井口 撮影時は15歳だったんです。15歳だと撮影は夜8時までしか参加できないので、撮影の都合でいえば年齢はもう少し上のほうがよかったんですが、オーディションで会った女の子たちの中では、秋田さんがずば抜けていました。秋田さんは清純そうな雰囲気なのに、ギャップのあるキャラを演じられるんです。彼女の芝居を観たら「この子しかいない!」とプロデューサー陣とも満場一致で決まったんです。

インタビューに応える、井口昇監督(マグミクス編集部撮影)
インタビューに応える、井口昇監督(マグミクス編集部撮影)

——美少女・佐伯さんの体操着が盗まれるところから、物語は動き出します。

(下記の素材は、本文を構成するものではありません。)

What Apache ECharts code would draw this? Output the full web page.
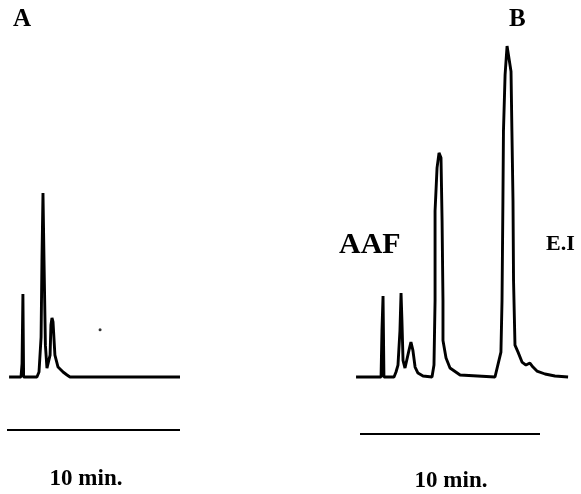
<!DOCTYPE html>
<html>
<head>
<meta charset="utf-8">
<script src="https://cdn.jsdelivr.net/npm/echarts@6/dist/echarts.min.js"></script>
<style>html,body{margin:0;padding:0;background:#fff}#c{width:581px;height:494px}</style>
</head>
<body>
<div id="c"></div>
<script>
// Panel A chromatogram: [time (min), response]
const traceA = [
  [0.12,0],[0.81,0],[0.87,4],[0.92,25],[0.96,0],[1.73,0],[1.85,1.5],[1.97,12],[2.02,35],[2.08,55.4],
  [2.14,35],[2.22,9.6],[2.31,2.7],[2.37,2.1],[2.49,6.6],[2.54,15.7],[2.60,17.8],[2.66,16.6],[2.77,6.6],
  [2.95,3],[3.24,1.5],[3.47,0.6],[3.64,0],[10,0]
];
// Panel B chromatogram: [time (min), response]
const traceB = [
  [-0.22,0],[1.17,0],[1.22,14],[1.28,24.4],[1.33,0],[1.89,0],[2.0,1.5],[2.11,3.6],[2.22,14],[2.28,25.3],
  [2.33,17],[2.39,5],[2.5,2.7],[2.61,3],[2.72,8],[2.83,10.5],[2.94,8],[3.06,3],[3.22,1.2],[3.5,0.3],
  [4.0,0],[4.11,3.6],[4.17,23],[4.17,50],[4.28,63],[4.39,67.5],[4.5,66],[4.56,47],[4.61,23],[4.61,11],
  [4.78,5.7],[5.0,2.7],[5.56,0.6],[7.5,0],[7.61,0.3],[7.72,5],[7.83,7.5],[7.89,23],[7.94,53],[7.97,74],
  [8.06,91],[8.17,99.7],[8.28,100],[8.39,92],[8.44,74],[8.5,53],[8.53,29],[8.61,9.6],[8.78,7.5],
  [9.0,4.5],[9.22,3.6],[9.44,4.2],[9.61,3],[9.83,1.8],[10.28,0.9],[10.83,0.3],[11.56,0]
];
// 10-minute scale bars [time, level]
const barA = [[0,-16],[10,-16]];
const barB = [[0,-17.2],[10,-17.2]];
const dotA = [[5.38,14.2]];
const panelLabels = ['A','B'];
const peakLabels = ['AAF','E.I'];
const scaleLabel = '10 min.';

const chart = echarts.init(document.getElementById('c'), null, {renderer:'canvas'});
const font = '"Liberation Serif","Times New Roman",serif';
const lineStyle = {color:'#000', width:2.9};
const hiddenX = (i,min,max)=>({type:'value',gridIndex:i,min:min,max:max,show:false});
const hiddenY = (i)=>({type:'value',gridIndex:i,min:-30,max:100,show:false});
const txt = (s,x,y,size,align)=>({type:'text',x:x,y:y,style:{text:s,fill:'#000',font:'bold '+size+'px '+font,textAlign:align||'left',textVerticalAlign:'top'}});
chart.setOption({
  animation:false,
  backgroundColor:'#fff',
  grid:[
    {left:7,width:173,top:45,height:431.6},
    {left:342,width:234,top:45,height:431.6}
  ],
  xAxis:[hiddenX(0,0,10),hiddenX(1,-1,12)],
  yAxis:[hiddenY(0),hiddenY(1)],
  series:[
    {type:'line',xAxisIndex:0,yAxisIndex:0,data:traceA,showSymbol:false,lineStyle:lineStyle},
    {type:'line',xAxisIndex:1,yAxisIndex:1,data:traceB,showSymbol:false,lineStyle:lineStyle},
    {type:'line',xAxisIndex:0,yAxisIndex:0,data:barA,showSymbol:false,lineStyle:{color:'#000',width:2}},
    {type:'line',xAxisIndex:1,yAxisIndex:1,data:barB,showSymbol:false,lineStyle:{color:'#000',width:2}},
    {type:'scatter',xAxisIndex:0,yAxisIndex:0,data:dotA,symbolSize:3,itemStyle:{color:'#000'}}
  ],
  graphic:[
    txt(panelLabels[0],13,7,25),
    txt(panelLabels[1],509,7,25),
    txt(peakLabels[0],339,230,30),
    txt(peakLabels[1],546,233,22),
    txt(scaleLabel,86,468,23,'center'),
    txt(scaleLabel,451,470,23,'center')
  ]
});
</script>
</body>
</html>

事件が起きる前、女子生徒たちがブルマ姿で運動しているシーンは、映画史に永久に残しておきたい名シーンですね。

井口 ありがとうございます。今回の『惡の華』は押見先生の原作に忠実に、脚本家・岡田麿里さんが書いてくれた台本にも忠実に撮っているんですが、あの体操のシーンだけは、女の子たちがハードル競技をするという設定を追加させてもらいました。カメラマンにも「ハードルを跳ぶ瞬間をこのアングルから撮って!」とわがままを通しました。ブルマのシーンには徹底して、こだわりました。この映画は、すべて“ブルマ合わせ”なんです。

——ブルマ合わせって……?

井口 ブルマって、2006年に廃止されているんです。なので『惡の華』の中学編は2006年以前という時代設定で、高校編に登場するスマホも今とは違う機種になっています。この映画はすべてブルマ合わせなんです(笑)。そのへんの時代考証はしっかりとやりました。